Horseback riding was an adventure. It was all gravy at first, when the horses were walking meekly along the trail, but then our guide snapped his whip and we started to really move. I was having fun for a while, but after we started galloping faster and I racked my marbles on the saddle a few times things got painful. Eventually I figured out a way to stand in my stirrups, effectively avoiding any further intimacy between my saddle and I. We rode for two hours, and when it was over I felt like a true Mongol horseman. Despite the soreness in my legs and rear end the next morning, the ride was a blast.

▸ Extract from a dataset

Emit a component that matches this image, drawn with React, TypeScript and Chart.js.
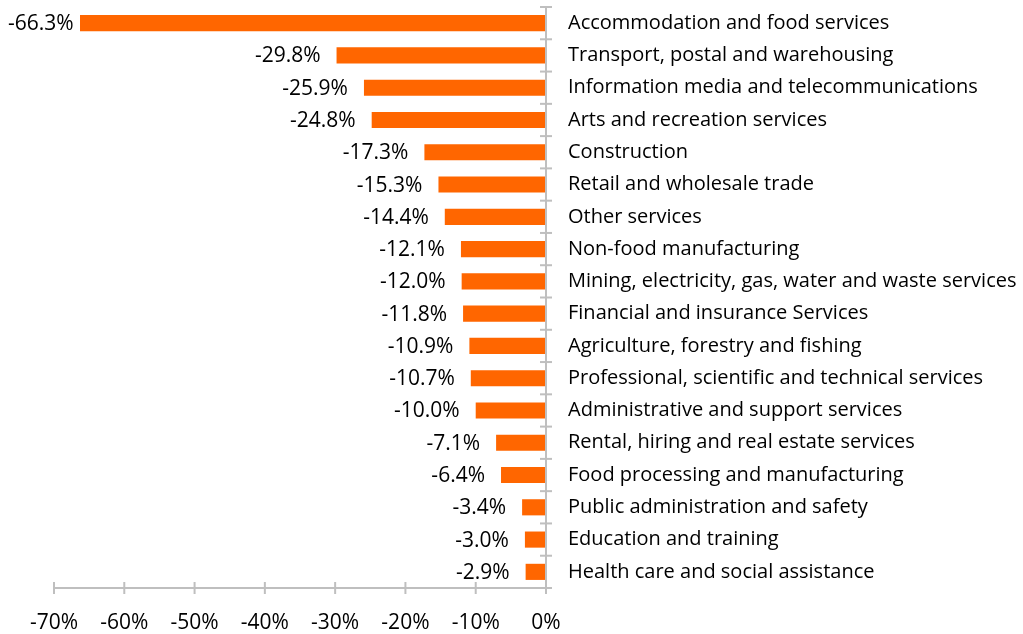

That evening we watched the Closing Ceremonies from a tiny house that looked adobe, though I wasn’t sure. We stayed with a generous Mongol family who made us dumplings and stew. I enjoyed staying at that cozy homestead; it felt real, unlike the tourist village where we had ridden horses. Though traditional Mongol life is all but gone, that little home was as close as I could get.

As the torch was extinguished after two weeks of Olympic glory, I couldn’t help but feel a tinge of sadness. These Games had been on my mind for the past two years, and now, in one melancholy moment, everything ended. My trip to the Far East was nearly over, the Olympics were in the books, and my summer of adventure was about to be replaced by an autumn of uncertainty. Outside, the stars shone brightly in a sky devoid of smog, the lonely wind moaned across bleak Mongolian plains, and in faraway Beijing the Olympic torch burned its last fiery breath.

That night was cold, and the wind was bone-chilling. But I was warm beneath my blankets, tucked inside a yurt in the front yard. A yurt is like an elaborate tent, rounded and tall, composed of a metal skeleton and synthetic fabric walls. The ones we slept in were permanent, with a concrete base and a carpet-covered bed. Old-school Mongolian yurts were like Native American tepees, disassembled and moved often. Their frames were lighter, and they were covered with animal skins or other kinds of fabric. The yurt I slept in was slightly more modern, and it was more than enough accommodation to give me a good night’s sleep.

So that was Inner Mongolia, in a nutshell. Beautiful, tough and forlorn, I will never forget those grasslands, nor the people that live on them.

I returned to a recovering city. All the cars are back on the road, and Beijing is returning to its haphazard normalcy. Yesterday afternoon I wandered around the Olympic Green one last time. The Bird’s Nest, Water Cube and National Indoor Stadium still impress me, especially now, when they stand as testaments to the greatness that occurred within. But even though the venues stand tall, everything else has changed.

The Green is like a ghost town. The athletes and spectators have gone home, the journalists have packed up, and even the once-innumerable volunteers are hard to find. The place is still beautiful, but very depressing. There’s no more Olympic excitement; the pageantry is long gone. All that’s left are ghostly stadiums, flapping banners and a gray breeze. It’s time to go home.

As a writer I tend to search for meaning in everything that I do, be it a pick-up game or a summer spent in China. Looking back on my experience here, I know that I learned a lot about sports reporting, the Olympics, Chinese culture, and basketball on the other side of the globe. Beijing was a wonderful city to live in. While it may be polluted and overcrowded, it still put on one hell of an Olympic Games, and the people here are terrific. If you ever get a chance to visit China, do it. You will not be disappointed, and I guarantee, it will be like nothing you’ve ever done before.

I hope you all enjoyed my journals, because I loved writing them. Thanks again for all the kind words, and I’ll see you on the court, fellas.